AI “levels out the playing field,” said Cha-Ly Koh, founder and CEO of Malaysian data analytics company Urbanmetry.
Koh laid out the four processes needed to become a smart city: data collection, data analysis, decision-making and action. “Today, data collection can be done at a fraction of the cost using AI,” lowering the barrier to entry for cities in less developed nations. Data analysis has also become more accessible.
AI might also make data collection less intrusive. Algorithms can mask faces, windows, addresses and other identifying data from drone video footage to meet privacy requirements. “ISO standards can be built right within the system level in terms of data encryption [and] sovereignty,” said Shaun Koo, CEO and co-founder of H3 Zoom.AI, which uses drones and AI to conduct building inspections.
Ultimately, governments, companies and stakeholders “want insights,” he said. AI algorithms can integrate some of this unstructured data to provide “actionable outcomes.”
Data and planning
Joe Xia, CEO of Jidu, an autonomous car company owned by Baidu and Geely, cited his previous experience as a co-founder of Mobike, the Chinese bike sharing service, as an example of how data can help with planning. Mobike used transportation data from buses, taxis and bicycles to determine the most efficient “last mile” solutions for transit. That, in turn, helped cities in China remap their bus stops for better transit efficiency.

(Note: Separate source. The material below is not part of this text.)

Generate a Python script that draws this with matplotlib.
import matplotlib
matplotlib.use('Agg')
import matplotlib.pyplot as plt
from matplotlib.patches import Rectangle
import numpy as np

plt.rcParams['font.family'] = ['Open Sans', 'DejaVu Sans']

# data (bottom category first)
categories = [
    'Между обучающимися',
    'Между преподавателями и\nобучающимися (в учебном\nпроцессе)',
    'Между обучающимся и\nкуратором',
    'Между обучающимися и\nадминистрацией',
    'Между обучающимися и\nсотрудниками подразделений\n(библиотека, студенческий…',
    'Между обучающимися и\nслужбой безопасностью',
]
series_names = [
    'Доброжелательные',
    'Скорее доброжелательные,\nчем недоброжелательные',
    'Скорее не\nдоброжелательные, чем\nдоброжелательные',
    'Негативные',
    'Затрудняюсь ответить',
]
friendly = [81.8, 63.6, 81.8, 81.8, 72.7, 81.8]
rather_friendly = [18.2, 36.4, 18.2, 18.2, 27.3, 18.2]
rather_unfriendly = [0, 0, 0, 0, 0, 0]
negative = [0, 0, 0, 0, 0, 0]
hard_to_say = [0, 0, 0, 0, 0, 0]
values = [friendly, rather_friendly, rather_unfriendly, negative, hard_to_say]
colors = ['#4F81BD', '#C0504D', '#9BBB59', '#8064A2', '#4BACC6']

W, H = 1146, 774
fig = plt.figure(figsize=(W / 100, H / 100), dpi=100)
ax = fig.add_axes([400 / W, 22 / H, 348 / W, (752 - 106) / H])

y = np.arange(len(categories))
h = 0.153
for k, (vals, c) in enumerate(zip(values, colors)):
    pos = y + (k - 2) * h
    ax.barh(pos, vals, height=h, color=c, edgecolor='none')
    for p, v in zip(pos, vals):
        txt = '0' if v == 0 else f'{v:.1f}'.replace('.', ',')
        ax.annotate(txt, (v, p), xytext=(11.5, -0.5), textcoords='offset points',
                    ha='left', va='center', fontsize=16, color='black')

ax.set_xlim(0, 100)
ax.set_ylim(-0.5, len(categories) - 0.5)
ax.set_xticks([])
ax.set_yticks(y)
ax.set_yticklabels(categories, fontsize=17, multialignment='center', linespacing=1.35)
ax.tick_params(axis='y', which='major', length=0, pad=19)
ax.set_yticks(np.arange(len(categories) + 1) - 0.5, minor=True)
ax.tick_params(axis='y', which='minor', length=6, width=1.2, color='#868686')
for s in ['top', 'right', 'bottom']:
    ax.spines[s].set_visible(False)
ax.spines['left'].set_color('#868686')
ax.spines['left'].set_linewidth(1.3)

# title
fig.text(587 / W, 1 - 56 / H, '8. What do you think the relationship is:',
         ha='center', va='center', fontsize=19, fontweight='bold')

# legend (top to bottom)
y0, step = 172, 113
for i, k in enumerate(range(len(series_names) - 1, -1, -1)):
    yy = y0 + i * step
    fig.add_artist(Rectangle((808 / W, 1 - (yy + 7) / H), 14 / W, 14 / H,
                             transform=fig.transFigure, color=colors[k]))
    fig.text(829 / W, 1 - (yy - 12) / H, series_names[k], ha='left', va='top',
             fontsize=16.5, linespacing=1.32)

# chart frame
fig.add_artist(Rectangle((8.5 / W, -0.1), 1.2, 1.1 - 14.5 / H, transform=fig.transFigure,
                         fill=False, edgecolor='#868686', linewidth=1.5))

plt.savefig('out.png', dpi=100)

But it’s not all smooth sailing.
Koh said she wanted to “curb some of the enthusiasm” around AI and smart cities, particularly around making decisions based on data. “Is that purely able to be done by AI in this part of the region? I think we are still quite far away from that,” she said, as “fundamentally cities are political.”

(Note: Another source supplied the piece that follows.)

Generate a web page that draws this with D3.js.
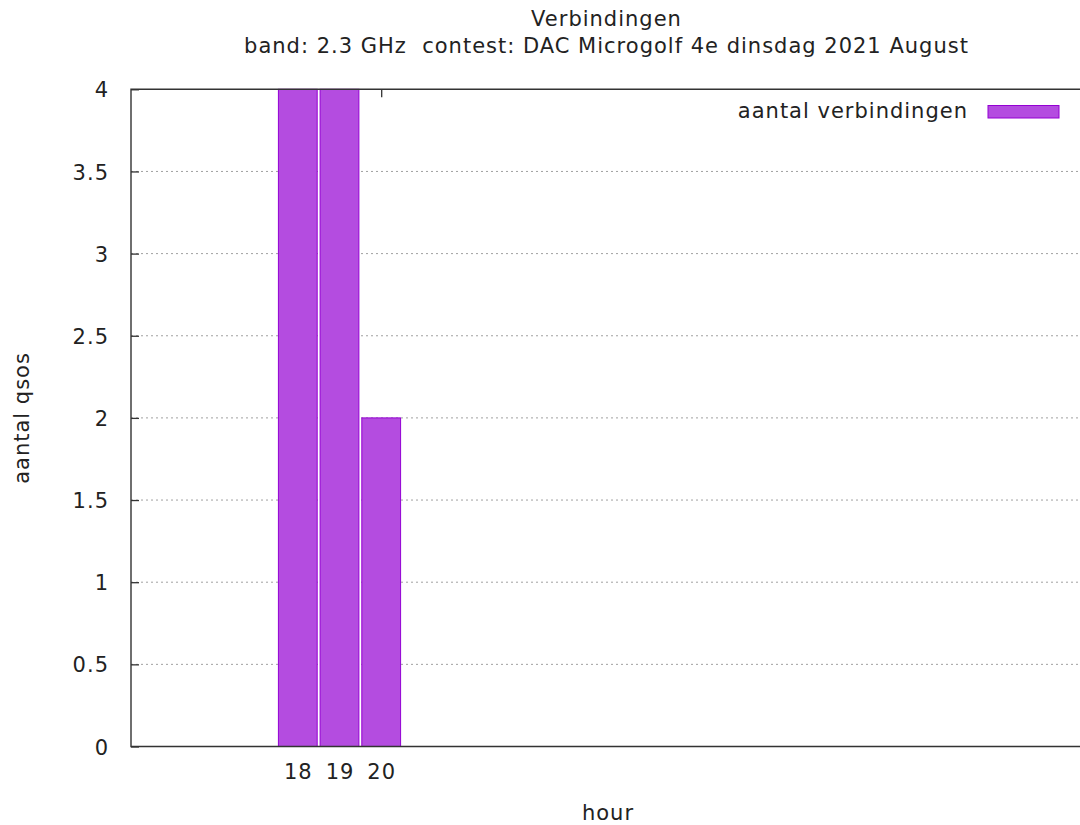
<!DOCTYPE html>
<html><head><meta charset="utf-8">
<script src="https://cdn.jsdelivr.net/npm/d3@7"></script>
<style>body{margin:0;background:#fff}text{font-family:"DejaVu Sans",sans-serif;fill:#222;letter-spacing:1px;white-space:pre}</style>
</head><body><svg id="c" width="1080" height="825"></svg>
<script>
const hours = [18, 19, 20];
const qsos = [4, 4, 2];
const yTicks = [0, 0.5, 1, 1.5, 2, 2.5, 3, 3.5, 4];
const title1 = "Verbindingen";
const title2 = "band: 2.3 GHz  contest: DAC Microgolf 4e dinsdag 2021 August";
const legendLabel = "aantal verbindingen";

const svg = d3.select("#c");
const L = 131, R = 1080, T = 89.3, B = 746.5;
const fs = 21;
const x = d3.scaleLinear().domain([14, 14 + (R - L) / 41.7]).range([L, R]);
const y = d3.scaleLinear().domain([0, 4]).range([B, T]);

// grid
svg.append("g").selectAll("line").data(yTicks.filter(d => d > 0 && d < 4)).join("line")
  .attr("x1", L).attr("x2", R).attr("y1", d => y(d)).attr("y2", d => y(d))
  .attr("stroke", "#a0a0a0").attr("stroke-width", 1).attr("stroke-dasharray", "2,3");

// y axis ticks (inward) + labels
const ya = d3.axisLeft(y).tickValues(yTicks).tickSize(-8).tickPadding(22).tickFormat(d3.format("~g"));
const gy = svg.append("g").attr("transform", `translate(${L},0)`).call(ya);
gy.select(".domain").remove();
gy.selectAll("line").attr("stroke", "#333").attr("stroke-width", 1.3);
gy.selectAll("text").attr("font-size", fs).attr("font-family", "DejaVu Sans").attr("fill", "#222").attr("dy", "0.36em");

// x axis ticks (bottom inward, top mirrored)
const xa = d3.axisBottom(x).tickValues(hours).tickSize(-8).tickPadding(18).tickFormat(d3.format("d"));
const gx = svg.append("g").attr("transform", `translate(0,${B})`).call(xa);
gx.select(".domain").remove();
gx.selectAll("line").attr("stroke", "#333").attr("stroke-width", 1.3);
gx.selectAll("text").attr("font-size", fs).attr("font-family", "DejaVu Sans").attr("fill", "#222");
const gxt = svg.append("g").attr("transform", `translate(0,${T})`).call(d3.axisTop(x).tickValues(hours).tickSize(-8).tickFormat(""));
gxt.select(".domain").remove();
gxt.selectAll("line").attr("stroke", "#333").attr("stroke-width", 1.3);

// bars
const bw = 0.93;
svg.append("g").selectAll("rect").data(hours).join("rect")
  .attr("x", (d) => x(d - bw / 2)).attr("width", x(bw) - x(0))
  .attr("y", (d, i) => y(qsos[i])).attr("height", (d, i) => B - y(qsos[i]))
  .attr("fill", "#b44ce0").attr("stroke", "#9400d3").attr("stroke-width", 1);

// border
svg.append("path").attr("d", `M${R},${T}H${L}V${B}H${R}`).attr("fill", "none").attr("stroke", "#333").attr("stroke-width", 1.4);

// titles
const cx = (L + R) / 2 + 1;
svg.append("text").attr("x", cx).attr("y", 26).attr("text-anchor", "middle").attr("font-size", fs).text(title1);
svg.append("text").attr("x", cx).attr("y", 53).attr("text-anchor", "middle").attr("font-size", fs).text(title2);
svg.append("text").attr("x", 608).attr("y", 820).attr("text-anchor", "middle").attr("font-size", fs).text("hour");
svg.append("text").attr("transform", "translate(29,418) rotate(-90)").attr("text-anchor", "middle").attr("font-size", fs).text("aantal qsos");

// legend
svg.append("text").attr("x", 968).attr("y", 118).attr("text-anchor", "end").attr("font-size", fs).text(legendLabel);
svg.append("rect").attr("x", 988).attr("y", 105.5).attr("width", 71).attr("height", 12.5)
  .attr("fill", "#b44ce0").attr("stroke", "#9400d3").attr("stroke-width", 1);
</script></body></html>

One political issue is labor, as workers fear getting replaced by automated technologies. Taxi drivers in the Chinese city of Wuhan, where Baidu is testing a fleet of 500 Apollo robotaxis, are petitioning for limits on their use. Apollo cars are “taking jobs from the grass roots,” one taxi company wrote in a late June letter reportedly sent to the Wuhan government.
Yet Xia said it’s still “a little too early” to worry about job losses on a large scale from robotaxis. He also suggested that new technologies could end up leading to job creation in the long run: Automation will allow companies to expand production and services more effectively, in turn leading to greater employment overall. (Jidu and Apollo focus on different products and markets, with the former focusing on assisted driving for individual consumers and the latter on fully-automated robotaxis for institutional customers.)
Koh cautioned against seeing smart cities as something like SimCity, the famed city management video game series.
“Most of the time people forget that the people protest too,” she warned. “If we start monitoring everybody, there is a danger of pushing it too far.”